** start **
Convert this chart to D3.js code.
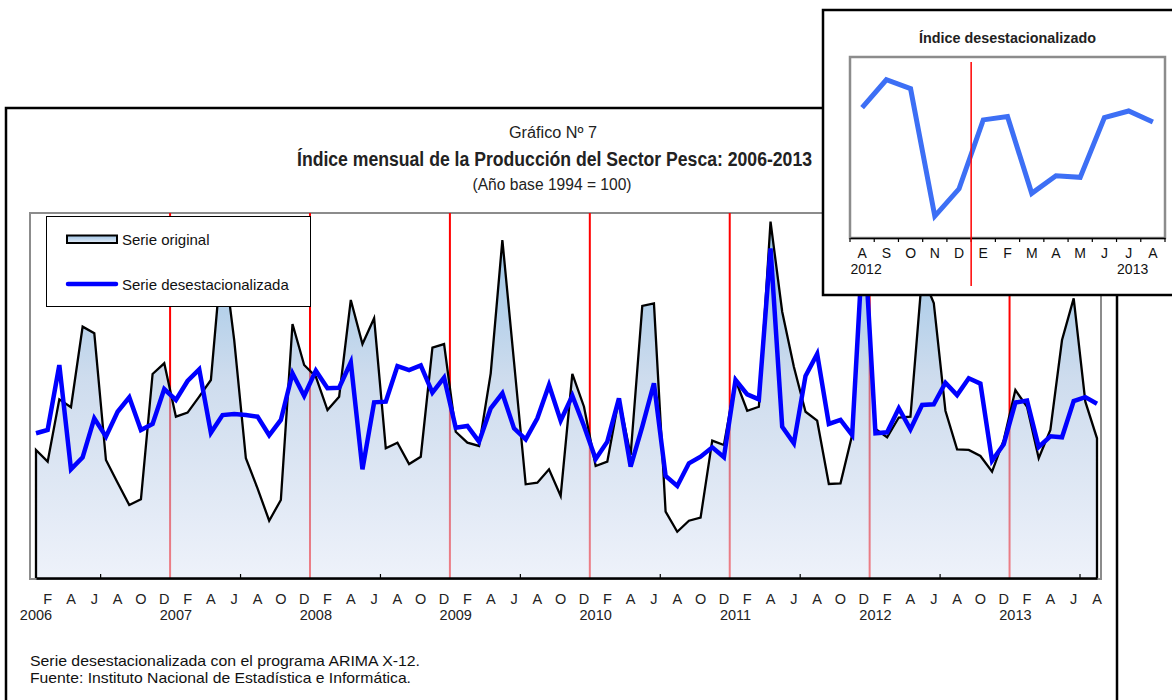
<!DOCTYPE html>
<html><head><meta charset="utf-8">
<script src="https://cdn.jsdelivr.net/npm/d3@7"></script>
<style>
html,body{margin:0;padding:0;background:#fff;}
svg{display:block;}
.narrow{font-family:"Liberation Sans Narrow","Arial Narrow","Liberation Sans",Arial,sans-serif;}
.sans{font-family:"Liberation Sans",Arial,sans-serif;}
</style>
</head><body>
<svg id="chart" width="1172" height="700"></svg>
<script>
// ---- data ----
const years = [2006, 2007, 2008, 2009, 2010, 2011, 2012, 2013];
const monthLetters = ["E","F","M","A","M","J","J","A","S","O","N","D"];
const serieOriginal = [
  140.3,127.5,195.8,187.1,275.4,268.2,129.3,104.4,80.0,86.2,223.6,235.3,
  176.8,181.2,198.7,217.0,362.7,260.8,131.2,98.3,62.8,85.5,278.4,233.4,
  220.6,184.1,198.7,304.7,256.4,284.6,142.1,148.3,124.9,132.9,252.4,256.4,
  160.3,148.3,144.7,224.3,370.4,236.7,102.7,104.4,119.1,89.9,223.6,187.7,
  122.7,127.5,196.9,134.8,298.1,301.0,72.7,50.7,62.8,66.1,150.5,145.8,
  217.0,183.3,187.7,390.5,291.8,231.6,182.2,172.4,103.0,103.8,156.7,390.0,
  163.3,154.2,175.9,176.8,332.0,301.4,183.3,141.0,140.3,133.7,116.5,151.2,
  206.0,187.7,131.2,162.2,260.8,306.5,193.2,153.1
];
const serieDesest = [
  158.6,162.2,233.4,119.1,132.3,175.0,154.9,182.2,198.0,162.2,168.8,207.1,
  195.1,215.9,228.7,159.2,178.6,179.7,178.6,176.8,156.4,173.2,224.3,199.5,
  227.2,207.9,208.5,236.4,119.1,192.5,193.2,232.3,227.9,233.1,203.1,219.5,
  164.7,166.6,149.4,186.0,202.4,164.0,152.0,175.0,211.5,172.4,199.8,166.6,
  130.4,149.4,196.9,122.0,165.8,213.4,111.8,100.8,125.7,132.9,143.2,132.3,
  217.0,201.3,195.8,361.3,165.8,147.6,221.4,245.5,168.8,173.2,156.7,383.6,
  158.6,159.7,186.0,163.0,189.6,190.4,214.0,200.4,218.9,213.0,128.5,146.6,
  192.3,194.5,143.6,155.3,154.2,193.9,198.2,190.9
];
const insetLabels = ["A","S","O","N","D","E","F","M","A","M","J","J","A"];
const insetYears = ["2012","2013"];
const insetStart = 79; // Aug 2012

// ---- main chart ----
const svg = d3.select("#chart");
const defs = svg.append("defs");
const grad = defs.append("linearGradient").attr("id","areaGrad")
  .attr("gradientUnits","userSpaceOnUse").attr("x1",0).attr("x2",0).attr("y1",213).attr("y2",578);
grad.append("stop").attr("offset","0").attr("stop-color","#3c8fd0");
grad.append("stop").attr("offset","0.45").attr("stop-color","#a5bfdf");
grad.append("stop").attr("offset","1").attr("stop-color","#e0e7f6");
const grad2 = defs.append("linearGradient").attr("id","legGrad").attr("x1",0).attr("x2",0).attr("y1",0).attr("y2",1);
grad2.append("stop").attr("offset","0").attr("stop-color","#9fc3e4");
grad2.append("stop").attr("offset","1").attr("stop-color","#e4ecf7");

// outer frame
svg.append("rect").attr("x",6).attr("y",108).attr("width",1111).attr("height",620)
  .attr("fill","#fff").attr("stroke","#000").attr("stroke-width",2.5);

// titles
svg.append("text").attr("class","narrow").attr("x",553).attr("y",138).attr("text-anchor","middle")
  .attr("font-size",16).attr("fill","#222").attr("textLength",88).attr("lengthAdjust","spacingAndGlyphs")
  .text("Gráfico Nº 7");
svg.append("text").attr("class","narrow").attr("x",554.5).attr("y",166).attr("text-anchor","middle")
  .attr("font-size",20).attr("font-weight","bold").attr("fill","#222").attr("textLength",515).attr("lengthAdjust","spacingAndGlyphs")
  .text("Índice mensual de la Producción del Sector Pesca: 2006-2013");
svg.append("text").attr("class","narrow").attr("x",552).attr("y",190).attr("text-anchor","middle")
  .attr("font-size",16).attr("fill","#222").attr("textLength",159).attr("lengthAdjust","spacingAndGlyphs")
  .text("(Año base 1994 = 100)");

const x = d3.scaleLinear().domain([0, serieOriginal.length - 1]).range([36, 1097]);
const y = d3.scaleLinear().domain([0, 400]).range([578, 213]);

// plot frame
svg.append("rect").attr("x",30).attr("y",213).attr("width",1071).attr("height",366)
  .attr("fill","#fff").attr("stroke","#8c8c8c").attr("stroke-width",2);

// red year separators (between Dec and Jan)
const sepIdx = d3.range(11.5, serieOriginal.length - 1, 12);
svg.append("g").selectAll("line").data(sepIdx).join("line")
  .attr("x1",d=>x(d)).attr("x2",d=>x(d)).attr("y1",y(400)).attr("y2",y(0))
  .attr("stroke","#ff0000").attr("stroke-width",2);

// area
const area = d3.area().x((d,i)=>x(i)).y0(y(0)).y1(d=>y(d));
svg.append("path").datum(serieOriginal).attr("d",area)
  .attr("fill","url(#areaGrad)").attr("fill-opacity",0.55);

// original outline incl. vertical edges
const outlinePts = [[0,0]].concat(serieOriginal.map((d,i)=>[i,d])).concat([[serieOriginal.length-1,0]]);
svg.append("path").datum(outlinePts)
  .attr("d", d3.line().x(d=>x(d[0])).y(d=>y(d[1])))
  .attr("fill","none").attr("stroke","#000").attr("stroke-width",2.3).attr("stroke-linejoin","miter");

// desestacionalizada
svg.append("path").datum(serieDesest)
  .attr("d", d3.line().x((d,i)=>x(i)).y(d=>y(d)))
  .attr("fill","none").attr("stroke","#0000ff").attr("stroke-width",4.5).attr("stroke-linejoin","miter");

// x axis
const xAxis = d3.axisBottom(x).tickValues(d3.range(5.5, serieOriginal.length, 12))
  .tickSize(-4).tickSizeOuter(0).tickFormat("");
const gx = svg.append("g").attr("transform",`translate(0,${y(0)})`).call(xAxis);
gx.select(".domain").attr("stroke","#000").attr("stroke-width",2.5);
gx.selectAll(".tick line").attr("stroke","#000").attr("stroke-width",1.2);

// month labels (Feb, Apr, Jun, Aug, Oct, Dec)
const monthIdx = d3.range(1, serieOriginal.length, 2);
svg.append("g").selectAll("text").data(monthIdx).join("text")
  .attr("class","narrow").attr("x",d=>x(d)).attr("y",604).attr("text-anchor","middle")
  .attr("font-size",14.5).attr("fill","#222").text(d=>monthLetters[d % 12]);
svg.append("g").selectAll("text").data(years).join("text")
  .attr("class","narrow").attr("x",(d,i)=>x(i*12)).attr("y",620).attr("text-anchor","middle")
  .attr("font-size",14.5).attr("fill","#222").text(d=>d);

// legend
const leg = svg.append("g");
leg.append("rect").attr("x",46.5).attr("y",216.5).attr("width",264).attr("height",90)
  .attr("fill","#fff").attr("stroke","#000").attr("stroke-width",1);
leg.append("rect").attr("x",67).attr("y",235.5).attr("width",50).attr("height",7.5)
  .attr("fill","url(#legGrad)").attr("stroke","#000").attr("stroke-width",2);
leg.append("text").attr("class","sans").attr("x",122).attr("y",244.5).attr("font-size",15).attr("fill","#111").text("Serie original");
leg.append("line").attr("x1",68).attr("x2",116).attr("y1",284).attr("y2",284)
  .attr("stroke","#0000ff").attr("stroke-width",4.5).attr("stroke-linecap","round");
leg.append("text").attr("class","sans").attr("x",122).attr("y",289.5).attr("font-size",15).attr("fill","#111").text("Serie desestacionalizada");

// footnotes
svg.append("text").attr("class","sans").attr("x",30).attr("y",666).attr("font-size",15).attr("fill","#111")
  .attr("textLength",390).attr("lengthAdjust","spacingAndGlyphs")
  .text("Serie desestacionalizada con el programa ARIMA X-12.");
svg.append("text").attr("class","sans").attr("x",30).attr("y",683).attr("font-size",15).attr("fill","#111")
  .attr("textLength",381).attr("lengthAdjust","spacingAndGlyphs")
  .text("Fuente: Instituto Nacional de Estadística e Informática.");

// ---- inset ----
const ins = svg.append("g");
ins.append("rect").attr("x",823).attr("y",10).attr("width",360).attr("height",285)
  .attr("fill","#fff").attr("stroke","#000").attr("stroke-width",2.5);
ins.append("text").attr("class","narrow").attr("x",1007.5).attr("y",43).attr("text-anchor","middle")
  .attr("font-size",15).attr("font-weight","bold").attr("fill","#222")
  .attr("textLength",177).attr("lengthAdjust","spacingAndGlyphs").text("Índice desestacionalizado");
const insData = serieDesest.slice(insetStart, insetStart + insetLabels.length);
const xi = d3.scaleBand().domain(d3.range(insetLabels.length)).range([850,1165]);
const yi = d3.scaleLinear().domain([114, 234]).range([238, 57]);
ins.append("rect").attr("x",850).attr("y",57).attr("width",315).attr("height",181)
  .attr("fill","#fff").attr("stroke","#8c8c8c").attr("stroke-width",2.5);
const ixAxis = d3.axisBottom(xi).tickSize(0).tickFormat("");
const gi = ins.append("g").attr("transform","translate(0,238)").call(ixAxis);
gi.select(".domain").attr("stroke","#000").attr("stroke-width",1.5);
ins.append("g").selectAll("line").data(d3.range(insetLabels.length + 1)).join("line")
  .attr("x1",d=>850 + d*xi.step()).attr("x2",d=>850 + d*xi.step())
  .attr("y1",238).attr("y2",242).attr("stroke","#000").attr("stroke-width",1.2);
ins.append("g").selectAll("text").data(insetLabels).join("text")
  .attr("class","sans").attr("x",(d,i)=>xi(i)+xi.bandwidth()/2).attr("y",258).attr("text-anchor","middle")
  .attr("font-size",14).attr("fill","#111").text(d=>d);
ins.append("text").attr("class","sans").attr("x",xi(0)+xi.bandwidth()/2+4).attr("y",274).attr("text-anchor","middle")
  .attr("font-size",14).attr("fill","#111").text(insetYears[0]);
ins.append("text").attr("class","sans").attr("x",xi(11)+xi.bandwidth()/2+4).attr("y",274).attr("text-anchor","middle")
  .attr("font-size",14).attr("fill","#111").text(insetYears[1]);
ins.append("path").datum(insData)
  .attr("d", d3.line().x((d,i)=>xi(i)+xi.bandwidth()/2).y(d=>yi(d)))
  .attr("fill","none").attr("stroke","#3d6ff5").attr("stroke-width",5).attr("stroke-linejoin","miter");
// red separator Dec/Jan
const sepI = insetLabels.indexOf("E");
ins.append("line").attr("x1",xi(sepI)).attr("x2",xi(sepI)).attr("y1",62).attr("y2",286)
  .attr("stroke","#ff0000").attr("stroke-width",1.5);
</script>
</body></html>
** end **
** start **
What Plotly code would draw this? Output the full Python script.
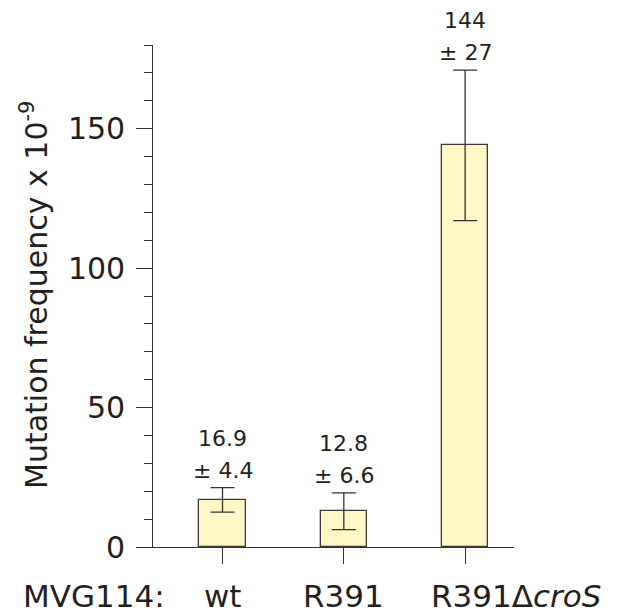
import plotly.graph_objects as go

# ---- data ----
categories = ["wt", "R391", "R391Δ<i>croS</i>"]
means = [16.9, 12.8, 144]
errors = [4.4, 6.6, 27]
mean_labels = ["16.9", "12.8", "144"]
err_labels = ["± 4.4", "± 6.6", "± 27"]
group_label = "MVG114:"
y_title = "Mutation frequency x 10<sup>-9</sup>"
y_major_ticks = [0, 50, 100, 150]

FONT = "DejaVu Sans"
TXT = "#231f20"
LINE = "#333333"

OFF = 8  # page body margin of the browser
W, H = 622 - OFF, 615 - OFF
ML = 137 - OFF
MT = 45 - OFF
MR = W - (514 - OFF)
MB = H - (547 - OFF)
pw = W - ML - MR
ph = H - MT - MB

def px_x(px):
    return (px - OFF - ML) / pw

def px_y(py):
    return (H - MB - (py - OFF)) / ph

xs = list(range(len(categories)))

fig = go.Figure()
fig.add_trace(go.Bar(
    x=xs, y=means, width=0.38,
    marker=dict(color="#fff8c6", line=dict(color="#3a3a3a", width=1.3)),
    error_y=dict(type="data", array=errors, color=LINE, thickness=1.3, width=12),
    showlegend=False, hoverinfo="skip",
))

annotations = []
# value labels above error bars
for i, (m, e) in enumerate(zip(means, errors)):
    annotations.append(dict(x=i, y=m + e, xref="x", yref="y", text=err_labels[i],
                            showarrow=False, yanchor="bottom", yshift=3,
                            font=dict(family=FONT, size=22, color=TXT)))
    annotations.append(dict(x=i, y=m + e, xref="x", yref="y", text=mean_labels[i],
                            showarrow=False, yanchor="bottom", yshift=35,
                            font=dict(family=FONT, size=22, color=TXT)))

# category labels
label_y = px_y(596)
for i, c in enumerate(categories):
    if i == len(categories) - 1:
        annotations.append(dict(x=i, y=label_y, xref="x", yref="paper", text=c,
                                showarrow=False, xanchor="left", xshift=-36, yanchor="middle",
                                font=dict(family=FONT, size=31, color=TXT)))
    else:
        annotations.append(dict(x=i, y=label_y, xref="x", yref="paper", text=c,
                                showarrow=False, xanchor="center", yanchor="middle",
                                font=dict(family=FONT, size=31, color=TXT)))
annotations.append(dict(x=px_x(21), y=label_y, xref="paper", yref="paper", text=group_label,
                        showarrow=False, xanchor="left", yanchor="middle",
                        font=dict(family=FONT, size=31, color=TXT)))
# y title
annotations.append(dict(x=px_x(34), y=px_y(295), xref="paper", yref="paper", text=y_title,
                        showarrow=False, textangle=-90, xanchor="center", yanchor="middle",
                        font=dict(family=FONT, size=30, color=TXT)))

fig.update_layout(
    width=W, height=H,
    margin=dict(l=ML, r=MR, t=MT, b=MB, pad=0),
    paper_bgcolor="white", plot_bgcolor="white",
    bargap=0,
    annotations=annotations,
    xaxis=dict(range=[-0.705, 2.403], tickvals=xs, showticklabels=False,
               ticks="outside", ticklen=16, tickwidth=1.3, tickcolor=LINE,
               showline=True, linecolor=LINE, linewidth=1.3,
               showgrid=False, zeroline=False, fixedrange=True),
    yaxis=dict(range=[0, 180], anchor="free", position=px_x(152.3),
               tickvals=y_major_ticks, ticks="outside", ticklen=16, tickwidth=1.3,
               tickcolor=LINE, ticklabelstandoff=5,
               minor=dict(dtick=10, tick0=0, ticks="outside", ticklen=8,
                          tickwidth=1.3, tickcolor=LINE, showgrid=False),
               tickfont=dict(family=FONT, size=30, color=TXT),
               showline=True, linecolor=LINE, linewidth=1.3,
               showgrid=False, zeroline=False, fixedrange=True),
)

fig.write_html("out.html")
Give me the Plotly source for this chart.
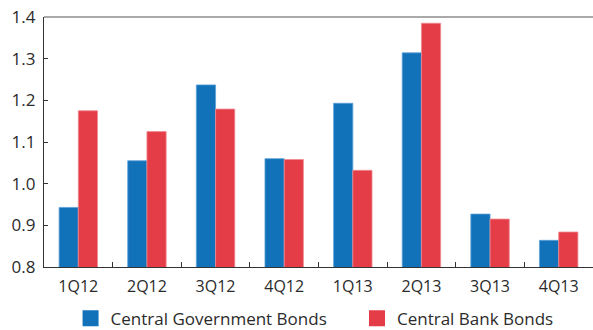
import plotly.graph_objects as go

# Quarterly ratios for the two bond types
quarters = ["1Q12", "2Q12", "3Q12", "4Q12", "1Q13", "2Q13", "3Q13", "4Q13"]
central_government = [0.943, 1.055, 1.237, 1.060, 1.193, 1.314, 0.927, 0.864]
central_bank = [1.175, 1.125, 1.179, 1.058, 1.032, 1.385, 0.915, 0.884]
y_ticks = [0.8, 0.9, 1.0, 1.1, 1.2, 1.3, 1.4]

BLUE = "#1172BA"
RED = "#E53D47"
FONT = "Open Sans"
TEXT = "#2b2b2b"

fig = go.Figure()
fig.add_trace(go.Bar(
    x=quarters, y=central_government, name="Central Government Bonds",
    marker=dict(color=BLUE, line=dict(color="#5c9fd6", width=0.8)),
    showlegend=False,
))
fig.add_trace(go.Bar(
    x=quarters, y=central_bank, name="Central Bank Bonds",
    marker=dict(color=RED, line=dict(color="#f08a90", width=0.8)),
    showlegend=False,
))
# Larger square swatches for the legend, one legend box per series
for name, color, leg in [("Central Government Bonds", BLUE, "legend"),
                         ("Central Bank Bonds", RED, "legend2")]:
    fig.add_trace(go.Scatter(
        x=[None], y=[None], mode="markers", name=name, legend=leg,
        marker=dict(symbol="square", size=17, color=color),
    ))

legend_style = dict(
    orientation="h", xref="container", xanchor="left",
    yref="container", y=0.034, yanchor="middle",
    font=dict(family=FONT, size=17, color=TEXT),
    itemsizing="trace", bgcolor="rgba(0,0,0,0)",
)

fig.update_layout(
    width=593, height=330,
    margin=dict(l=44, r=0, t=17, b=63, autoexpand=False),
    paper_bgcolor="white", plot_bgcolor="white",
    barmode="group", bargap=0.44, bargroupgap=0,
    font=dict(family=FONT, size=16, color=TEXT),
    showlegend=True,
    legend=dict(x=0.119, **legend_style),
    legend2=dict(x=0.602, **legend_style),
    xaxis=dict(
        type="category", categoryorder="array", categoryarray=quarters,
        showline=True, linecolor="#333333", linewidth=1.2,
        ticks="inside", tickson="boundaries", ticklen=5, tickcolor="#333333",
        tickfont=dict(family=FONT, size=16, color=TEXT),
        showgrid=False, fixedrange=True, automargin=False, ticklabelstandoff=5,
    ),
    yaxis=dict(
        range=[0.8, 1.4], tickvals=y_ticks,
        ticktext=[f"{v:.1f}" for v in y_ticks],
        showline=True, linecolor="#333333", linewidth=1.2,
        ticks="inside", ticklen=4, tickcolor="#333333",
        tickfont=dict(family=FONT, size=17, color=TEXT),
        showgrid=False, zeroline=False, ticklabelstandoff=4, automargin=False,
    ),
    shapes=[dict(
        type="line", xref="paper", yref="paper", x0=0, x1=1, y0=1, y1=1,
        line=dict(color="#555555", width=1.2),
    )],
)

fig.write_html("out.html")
** end **
** start **
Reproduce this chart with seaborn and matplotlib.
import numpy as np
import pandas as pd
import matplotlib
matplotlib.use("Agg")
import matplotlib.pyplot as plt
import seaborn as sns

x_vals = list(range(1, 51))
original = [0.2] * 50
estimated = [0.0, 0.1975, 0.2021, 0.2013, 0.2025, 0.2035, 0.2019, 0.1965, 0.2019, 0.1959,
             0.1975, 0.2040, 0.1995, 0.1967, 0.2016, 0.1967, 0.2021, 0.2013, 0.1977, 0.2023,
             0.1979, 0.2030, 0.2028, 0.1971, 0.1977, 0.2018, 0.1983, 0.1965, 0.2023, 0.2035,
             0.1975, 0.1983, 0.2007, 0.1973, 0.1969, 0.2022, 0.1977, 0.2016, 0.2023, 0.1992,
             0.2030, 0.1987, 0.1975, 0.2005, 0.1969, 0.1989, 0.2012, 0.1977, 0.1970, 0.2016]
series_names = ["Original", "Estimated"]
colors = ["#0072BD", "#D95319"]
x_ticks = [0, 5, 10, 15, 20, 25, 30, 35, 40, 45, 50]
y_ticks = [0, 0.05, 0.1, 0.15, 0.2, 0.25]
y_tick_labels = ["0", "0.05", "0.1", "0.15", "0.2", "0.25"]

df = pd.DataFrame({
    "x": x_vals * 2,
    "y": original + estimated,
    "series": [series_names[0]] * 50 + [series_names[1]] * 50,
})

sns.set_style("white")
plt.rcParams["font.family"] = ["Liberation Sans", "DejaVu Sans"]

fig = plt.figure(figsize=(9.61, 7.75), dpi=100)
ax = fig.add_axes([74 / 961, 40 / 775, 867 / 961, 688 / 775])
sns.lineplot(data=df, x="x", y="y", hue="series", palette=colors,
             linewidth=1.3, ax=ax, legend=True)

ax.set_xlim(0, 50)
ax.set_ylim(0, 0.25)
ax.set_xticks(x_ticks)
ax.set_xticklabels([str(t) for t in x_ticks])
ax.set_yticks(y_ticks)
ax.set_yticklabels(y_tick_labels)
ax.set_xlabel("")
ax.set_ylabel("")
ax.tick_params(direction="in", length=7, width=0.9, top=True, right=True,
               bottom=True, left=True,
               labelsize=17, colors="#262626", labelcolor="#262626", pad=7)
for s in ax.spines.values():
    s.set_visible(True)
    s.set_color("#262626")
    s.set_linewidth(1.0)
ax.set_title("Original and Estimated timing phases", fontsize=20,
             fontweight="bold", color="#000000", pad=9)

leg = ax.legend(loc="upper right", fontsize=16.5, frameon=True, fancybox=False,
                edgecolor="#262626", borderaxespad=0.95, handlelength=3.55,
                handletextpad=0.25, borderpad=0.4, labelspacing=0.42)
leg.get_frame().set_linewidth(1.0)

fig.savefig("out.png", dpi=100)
** end **
### [TASK TO COMPLETE]
Copy every line above that includes the string "chart".

### [EXERCISE OUTPUT]
Convert this chart to D3.js code.
<svg id="chart" width="1172" height="700"></svg>
// ---- main chart ----
const svg = d3.select("#chart");
Give me the Plotly source for this chart.
Reproduce this chart with seaborn and matplotlib.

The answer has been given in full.